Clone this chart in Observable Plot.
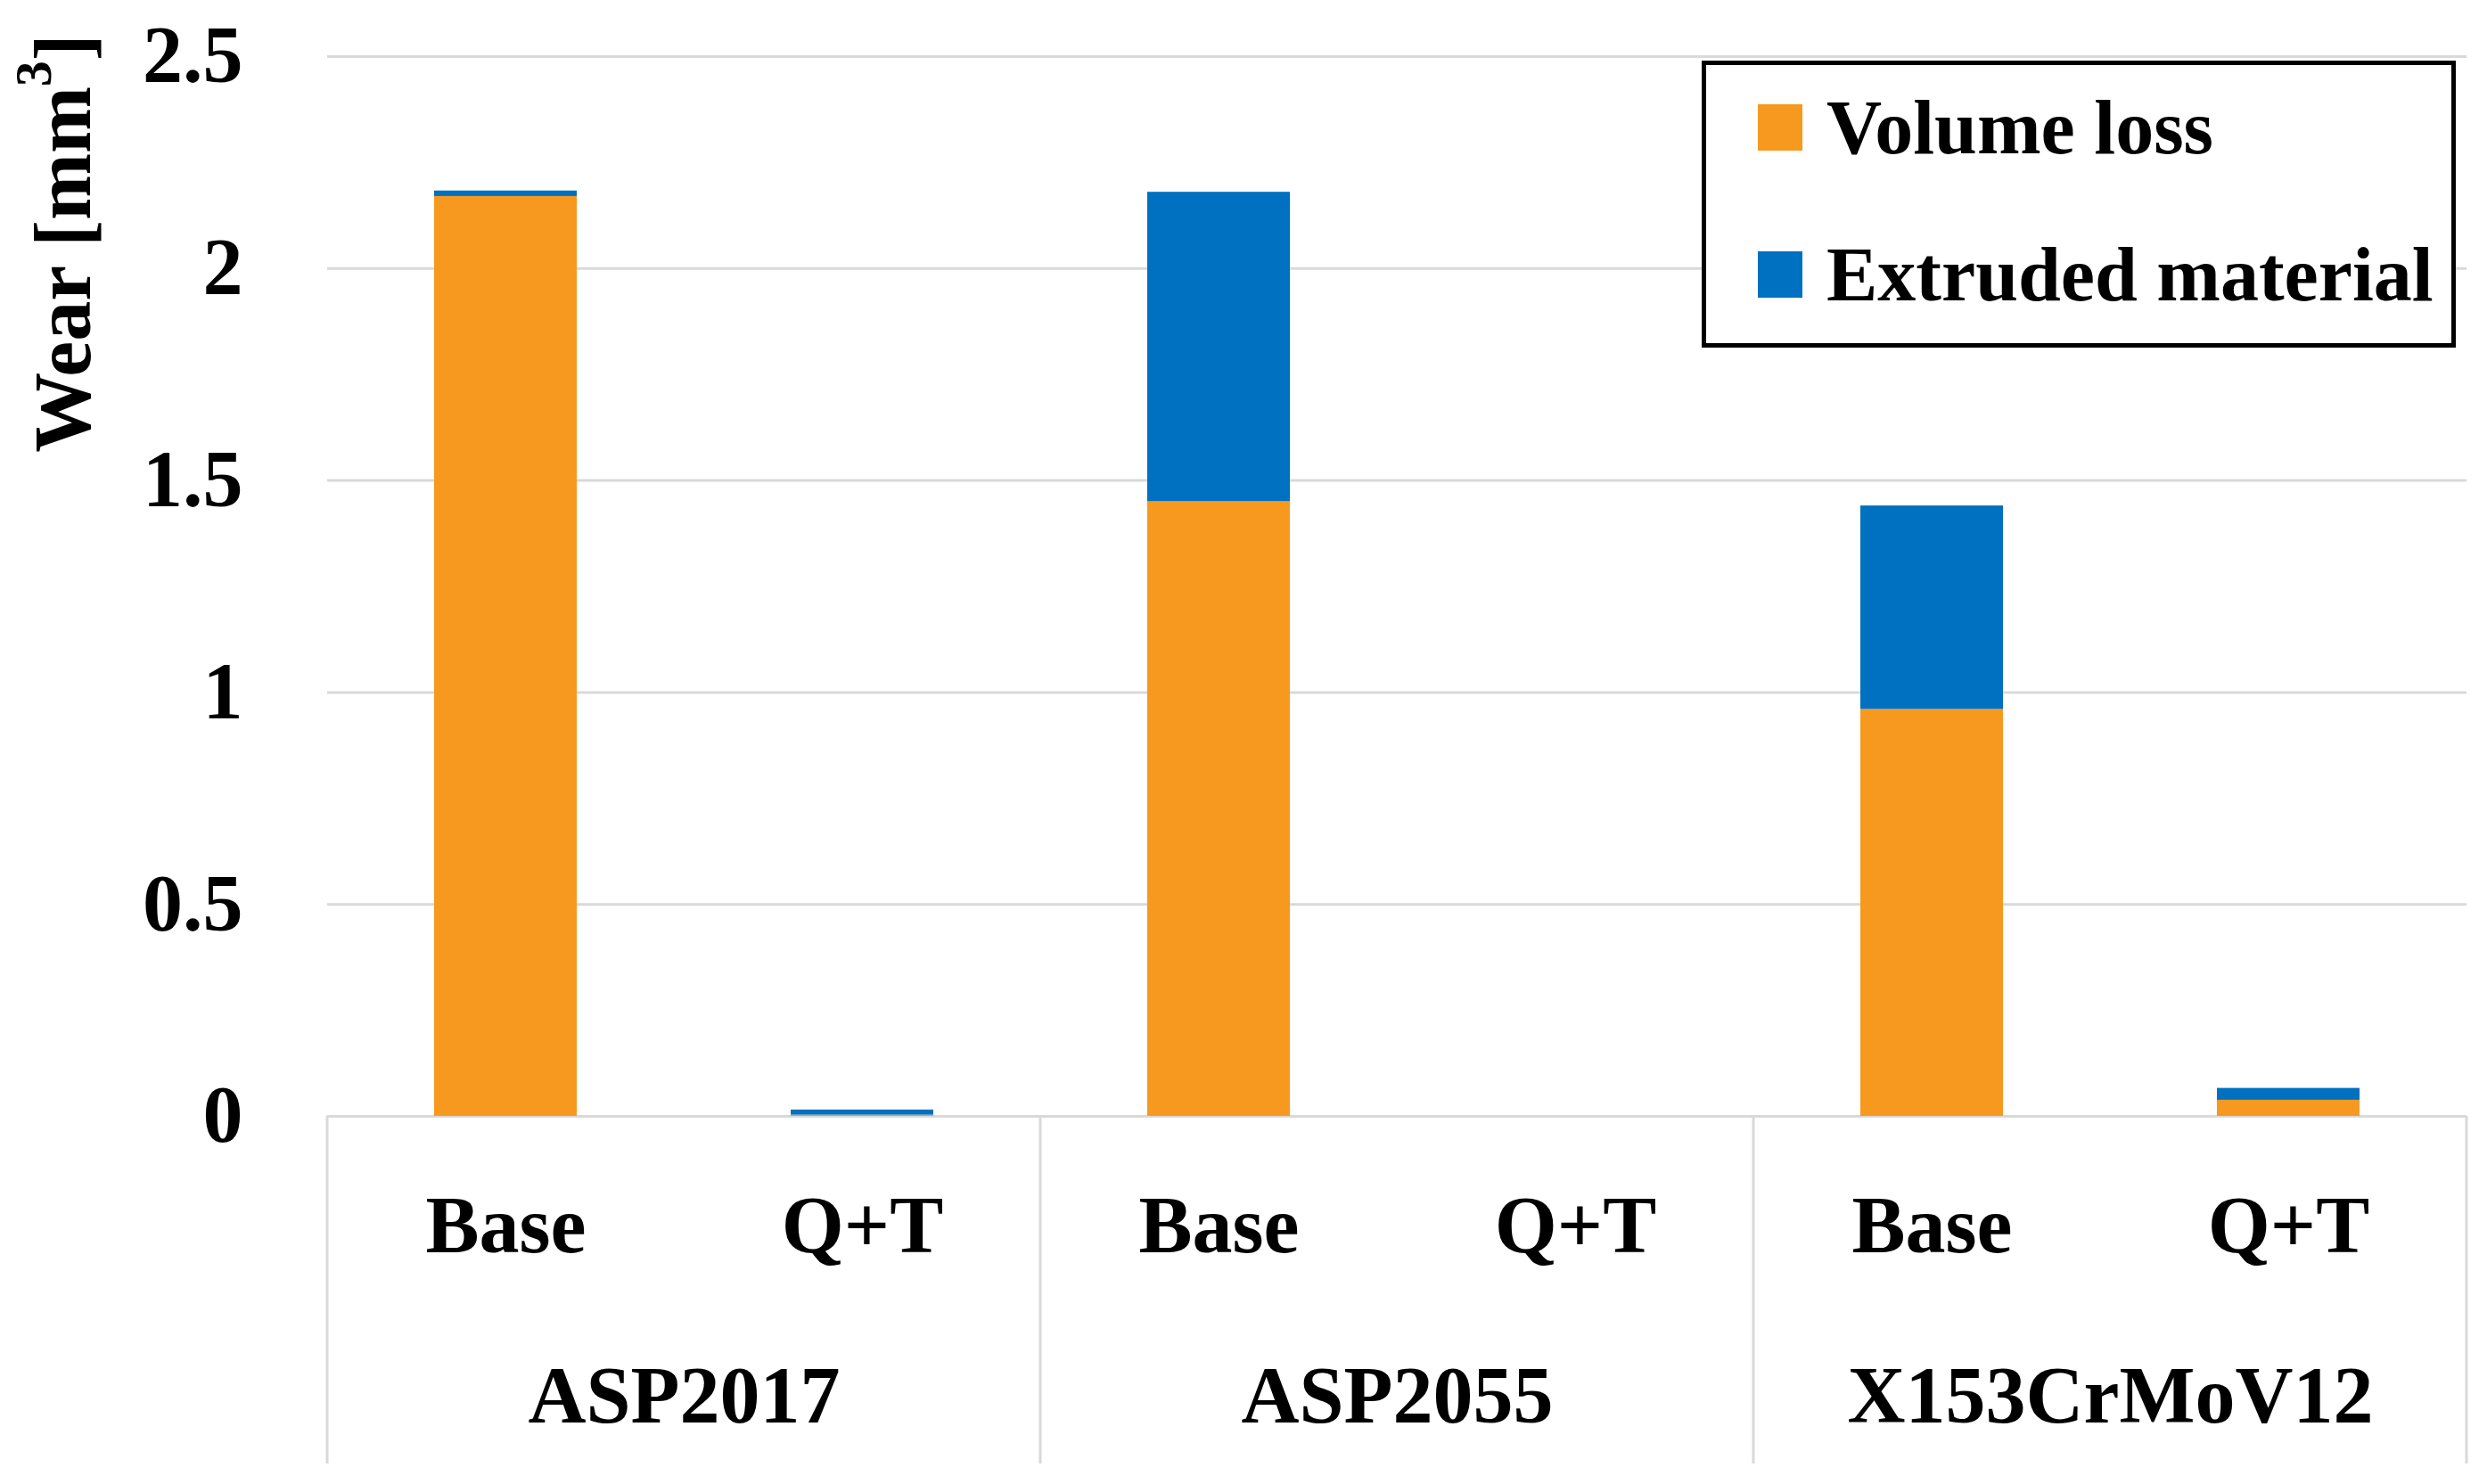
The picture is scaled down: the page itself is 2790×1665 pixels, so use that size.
<!DOCTYPE html>
<html>
<head>
<meta charset="utf-8">
<script src="https://cdn.jsdelivr.net/npm/d3@7"></script>
<script src="https://cdn.jsdelivr.net/npm/@observablehq/plot@0.6"></script>
<style>
  body { margin: 0; background: #fff; }
  #wrap { position: relative; width: 2790px; height: 1665px; background: #fff; }
  .legend { position: absolute; box-sizing: border-box; background: #fff; border: 5px solid #000;
            font-family: 'Liberation Serif', 'Times New Roman', serif; font-weight: bold; font-size: 86px; color: #000; }
  .legend .row { position: absolute; left: 58px; height: 100px; display: flex; align-items: center; white-space: nowrap; }
  .legend .sw { width: 50px; height: 52px; margin-right: 27px; }
</style>
</head>
<body>
<div id="wrap"></div>
<script>
// ---- data ----
const groups = ["ASP2017", "ASP2055", "X153CrMoV12"];
const treatments = ["Base", "Q+T"];
const series = ["Volume loss", "Extruded material"];
// order: ASP2017 Base, ASP2017 Q+T, ASP2055 Base, ASP2055 Q+T, X153 Base, X153 Q+T
const volumeLoss = [2.17, 0.003, 1.45, 0, 0.96, 0.038];
const extrudedMaterial = [0.013, 0.012, 0.73, 0, 0.48, 0.028];
const yTicks = [0, 0.5, 1, 1.5, 2, 2.5];
const colors = ["#F7991F", "#0070C0"];

// tidy table
const rows = [];
const subRows = [];
groups.forEach((g, gi) => {
  treatments.forEach((t, ti) => {
    const i = gi * treatments.length + ti;
    subRows.push({group: g, treatment: t});
    rows.push({group: g, treatment: t, series: series[0], value: volumeLoss[i]});
    rows.push({group: g, treatment: t, series: series[1], value: extrudedMaterial[i]});
  });
});

const font = "'Liberation Serif', 'Times New Roman', serif";

const chart = Plot.plot({
  width: 2790,
  height: 1665,
  marginLeft: 367,
  marginRight: 23,
  marginTop: 63,
  marginBottom: 413,
  style: {fontFamily: font, fontSize: "90px", fontWeight: "bold", color: "#000", background: "#fff"},
  fx: {domain: groups, padding: 0, axis: null},
  x: {domain: treatments, paddingInner: 0.6, paddingOuter: 0.3, axis: null},
  y: {domain: [0, 2.5], axis: null},
  color: {domain: series, range: colors},
  marks: [
    Plot.gridY(yTicks, {stroke: "#d9d9d9", strokeOpacity: 1, strokeWidth: 3}),
    Plot.barY(rows, {fx: "group", x: "treatment", y: "value", fill: "series"}),
    Plot.axisY(yTicks, {label: null, tickSize: 0, tickPadding: 95, tickFormat: d => String(d),
                        fontSize: 90, fontWeight: "bold", fill: "#000"}),
    Plot.text(subRows, {fx: "group", x: "treatment", text: "treatment", frameAnchor: "bottom", dy: 152,
                        fontSize: 90, fontWeight: "bold", fill: "#000"}),
    Plot.text(groups, {fx: d => d, text: d => d, frameAnchor: "bottom", dy: 343,
                       fontSize: 90, fontWeight: "bold", fill: "#000"})
  ]
});

document.getElementById("wrap").appendChild(chart);

// category separators below the axis (Excel multi-level axis)
const svg = d3.select(chart);
const fx = chart.scale("fx");
const y0 = chart.scale("y").apply(0);
const edges = groups.map(g => fx.apply(g));
edges.push(fx.apply(groups[groups.length - 1]) + fx.bandwidth);
svg.append("g").selectAll("line").data(edges).join("line")
  .attr("x1", d => d).attr("x2", d => d)
  .attr("y1", y0).attr("y2", 1642)
  .attr("stroke", "#d9d9d9").attr("stroke-width", 3);

// y-axis title
const t = svg.append("text")
  .attr("transform", "translate(70,273) rotate(-90)")
  .attr("text-anchor", "middle")
  .attr("dominant-baseline", "central")
  .attr("font-family", font).attr("font-weight", "bold").attr("font-size", 90).attr("fill", "#000");
t.append("tspan").text("Wear [mm");
t.append("tspan").attr("baseline-shift", "super").attr("font-size", 58).text("3");
t.append("tspan").text("]");

// legend
const legend = document.createElement("div");
legend.className = "legend";
Object.assign(legend.style, {left: "1909px", top: "68px", width: "846px", height: "322px"});
const rowTops = [20, 185];
series.forEach((s, i) => {
  const r = document.createElement("div");
  r.className = "row";
  r.style.top = rowTops[i] + "px";
  const sw = document.createElement("div");
  sw.className = "sw";
  sw.style.background = colors[i];
  const lab = document.createElement("span");
  lab.textContent = s;
  r.appendChild(sw);
  r.appendChild(lab);
  legend.appendChild(r);
});
document.getElementById("wrap").appendChild(legend);
</script>
</body>
</html>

============

WHAT YOU ARE ASKED TO DO:
Restate the whole of the material word for word without the pictures.

REPLY TO THE TASK:
Clone this chart in Observable Plot.
The picture is scaled down: the page itself is 2790×1665 pixels, so use that size.
<!DOCTYPE html>
<html>
<head>
<meta charset="utf-8">
<script src="https://cdn.jsdelivr.net/npm/d3@7"></script>
<script src="https://cdn.jsdelivr.net/npm/@observablehq/plot@0.6"></script>
<style>
  body { margin: 0; background: #fff; }
  #wrap { position: relative; width: 2790px; height: 1665px; background: #fff; }
  .legend { position: absolute; box-sizing: border-box; background: #fff; border: 5px solid #000;
            font-family: 'Liberation Serif', 'Times New Roman', serif; font-weight: bold; font-size: 86px; color: #000; }
  .legend .row { position: absolute; left: 58px; height: 100px; display: flex; align-items: center; white-space: nowrap; }
  .legend .sw { width: 50px; height: 52px; margin-right: 27px; }
</style>
</head>
<body>
<div id="wrap"></div>
<script>
// ---- data ----
const groups = ["ASP2017", "ASP2055", "X153CrMoV12"];
const treatments = ["Base", "Q+T"];
const series = ["Volume loss", "Extruded material"];
// order: ASP2017 Base, ASP2017 Q+T, ASP2055 Base, ASP2055 Q+T, X153 Base, X153 Q+T
const volumeLoss = [2.17, 0.003, 1.45, 0, 0.96, 0.038];
const extrudedMaterial = [0.013, 0.012, 0.73, 0, 0.48, 0.028];
const yTicks = [0, 0.5, 1, 1.5, 2, 2.5];
const colors = ["#F7991F", "#0070C0"];

// tidy table
const rows = [];
const subRows = [];
groups.forEach((g, gi) => {
  treatments.forEach((t, ti) => {
    const i = gi * treatments.length + ti;
    subRows.push({group: g, treatment: t});
    rows.push({group: g, treatment: t, series: series[0], value: volumeLoss[i]});
    rows.push({group: g, treatment: t, series: series[1], value: extrudedMaterial[i]});
  });
});

const font = "'Liberation Serif', 'Times New Roman', serif";

const chart = Plot.plot({
  width: 2790,
  height: 1665,
  marginLeft: 367,
  marginRight: 23,
  marginTop: 63,
  marginBottom: 413,
  style: {fontFamily: font, fontSize: "90px", fontWeight: "bold", color: "#000", background: "#fff"},
  fx: {domain: groups, padding: 0, axis: null},
  x: {domain: treatments, paddingInner: 0.6, paddingOuter: 0.3, axis: null},
  y: {domain: [0, 2.5], axis: null},
  color: {domain: series, range: colors},
  marks: [
    Plot.gridY(yTicks, {stroke: "#d9d9d9", strokeOpacity: 1, strokeWidth: 3}),
    Plot.barY(rows, {fx: "group", x: "treatment", y: "value", fill: "series"}),
    Plot.axisY(yTicks, {label: null, tickSize: 0, tickPadding: 95, tickFormat: d => String(d),
                        fontSize: 90, fontWeight: "bold", fill: "#000"}),
    Plot.text(subRows, {fx: "group", x: "treatment", text: "treatment", frameAnchor: "bottom", dy: 152,
                        fontSize: 90, fontWeight: "bold", fill: "#000"}),
    Plot.text(groups, {fx: d => d, text: d => d, frameAnchor: "bottom", dy: 343,
                       fontSize: 90, fontWeight: "bold", fill: "#000"})
  ]
});

document.getElementById("wrap").appendChild(chart);

// category separators below the axis (Excel multi-level axis)
const svg = d3.select(chart);
const fx = chart.scale("fx");
const y0 = chart.scale("y").apply(0);
const edges = groups.map(g => fx.apply(g));
edges.push(fx.apply(groups[groups.length - 1]) + fx.bandwidth);
svg.append("g").selectAll("line").data(edges).join("line")
  .attr("x1", d => d).attr("x2", d => d)
  .attr("y1", y0).attr("y2", 1642)
  .attr("stroke", "#d9d9d9").attr("stroke-width", 3);

// y-axis title
const t = svg.append("text")
  .attr("transform", "translate(70,273) rotate(-90)")
  .attr("text-anchor", "middle")
  .attr("dominant-baseline", "central")
  .attr("font-family", font).attr("font-weight", "bold").attr("font-size", 90).attr("fill", "#000");
t.append("tspan").text("Wear [mm");
t.append("tspan").attr("baseline-shift", "super").attr("font-size", 58).text("3");
t.append("tspan").text("]");

// legend
const legend = document.createElement("div");
legend.className = "legend";
Object.assign(legend.style, {left: "1909px", top: "68px", width: "846px", height: "322px"});
const rowTops = [20, 185];
series.forEach((s, i) => {
  const r = document.createElement("div");
  r.className = "row";
  r.style.top = rowTops[i] + "px";
  const sw = document.createElement("div");
  sw.className = "sw";
  sw.style.background = colors[i];
  const lab = document.createElement("span");
  lab.textContent = s;
  r.appendChild(sw);
  r.appendChild(lab);
  legend.appendChild(r);
});
document.getElementById("wrap").appendChild(legend);
</script>
</body>
</html>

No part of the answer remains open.